IT Brief Asia - Technology news for CIOs & IT decision-makers
Story image
Snowflake announces Snowpark for Python and other updates
Thu, 16th Jun 2022
FYI, this story is more than a year old

Snowflake has revealed new enhancements to improve programmability for data scientists, data engineers and application developers.

The latest updates bring Python to the forefront, with the launch of Snowpark for Python - now in public preview, and a native integration with Streamlit for rapid application development and iteration, currently in development.

Additionally, Snowflake is streamlining access to more data with new updates for working with streaming data, alongside making data stored in open formats and on-premises available in the Data Cloud.

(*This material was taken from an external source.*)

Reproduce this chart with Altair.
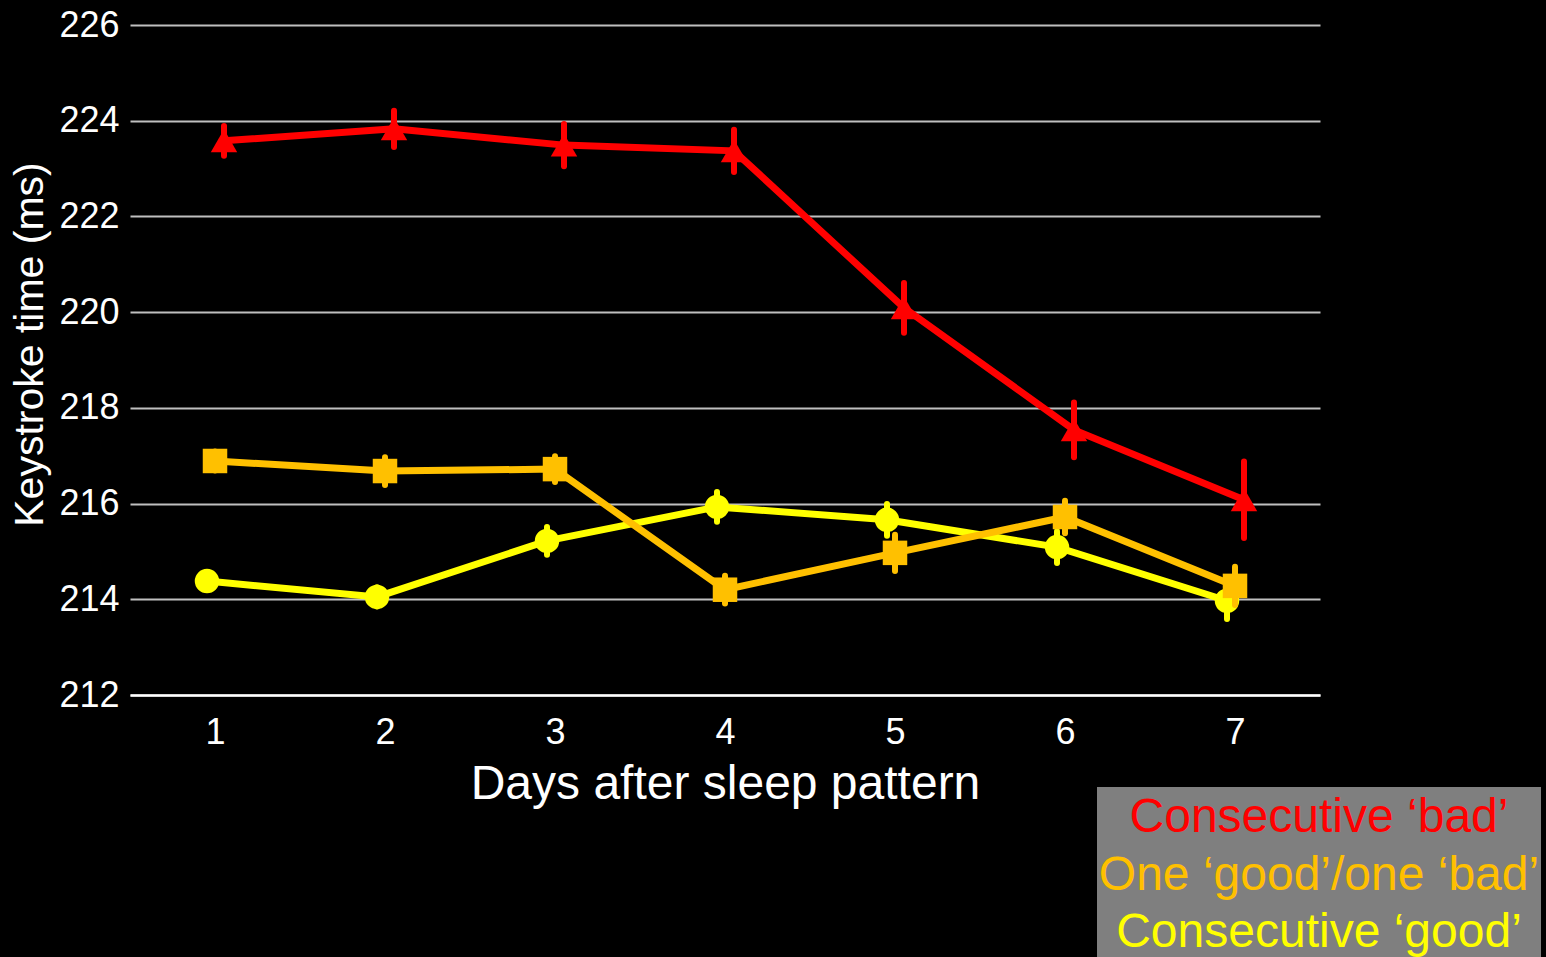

The introduction of Snowpark, Snowflake's developer framework, opens up a programming environment for data scientists, data engineers, and application developers to build scalable pipelines, applications, and machine learning (ML) workflows directly in Snowflake using their preferred languages and libraries.

Snowflake is further extending what users can build with Snowpark for Python, making Python's ecosystem of open-source packages and libraries accessible in the Data Cloud.

With a highly secure Python sandbox, Snowpark for Python runs on the same Snowflake compute infrastructure as Snowflake pipelines and applications written in other languages.

Developers now have the opportunity to streamline and modernise their data processing architecture by consolidating their Python-based data processing in Snowflake using Snowpark.

Additional updates complementing Snowpark for Python include the following:

  • Snowflake Worksheets for Python, now in private preview, enables users to develop pipelines, ML models, and applications directly in Snowsight, Snowflakes user interface, using Python and Snowparks DataFrame APIs for Python, streamlining development with code auto-complete, and the ability to productise custom logic in seconds.
  • Snowflake's Streamlit Integration, currently in development, brings Python-based application development directly into Snowflake, enabling users to build interactive applications, and securely share, iterate, and collaborate with business teams to increase the impact of development.
  • Large Memory Warehouses, currently in development, empowers users to securely execute memory-intensive operations such as feature engineering and model training on large datasets using popular Python open-source libraries available through the Anaconda integration. SQL Machine Learning, starting with time-series forecasting now in private preview, empowers SQL users to embed ML-powered predictions into their everyday business intelligence and analytics to improve decision quality and speed.
  • Python's ecosystem of open-source packages is a top choice for developers, and Snowflake's continued partnership with Anaconda extends access to more Python packages in Snowflake, with all code running in a highly secure sandboxed environment. The Snowpark Accelerated program has also seen continued growth in large part due to Snowflakes Python advancements, with more partners building with Python to extend the power of the Data Cloud in their language of choice, the company states.

Getting access to the right data quickly and efficiently is critical for improving developer productivity, building ML models with increased accuracy, and delivering more powerful applications, Snowflake states. According to the company, the latest enhancements enable teams to experiment faster, with more data at their fingertips, driving increased programming capabilities and deeper insights for users.

New innovations include:

  • Streaming Data Support to eliminate the boundaries between streaming and batch pipelines with Snowpipe Streaming, now in private preview, for serverless ingestion of streaming data, and Materialised Tables, currently in development, which make it simple to transform streaming data declaratively.
  • Iceberg Tables in Snowflake, currently in development, to enable users to work with Apache Iceberg, a popular open table format, in external storage while taking advantage of the Snowflake platform, simplifying overall data management and enabling architectural flexibility.
  • External Tables for On-Premises Storage, now in private preview, to allow users to access their data in on-premises storage systems like Dell Technologies, Pure Storage, and more from Snowflake so they can benefit from the elasticity of the Data Cloud without moving this data.

Snowflake senior vice president Christian Kleinerman says, “We are heavily investing in Python to make it easier for data scientists, data engineers, and application developers to build even more in the Data Cloud, without governance trade-offs.

"Our latest innovations extend the value of our customers data-driven ecosystems, enabling them with more access to data and new ways to develop with it directly in Snowflake.

"These capabilities, paired with Snowflake's best of class data security and privacy, are changing the way teams experiment, iterate, and collaborate with data to drive value.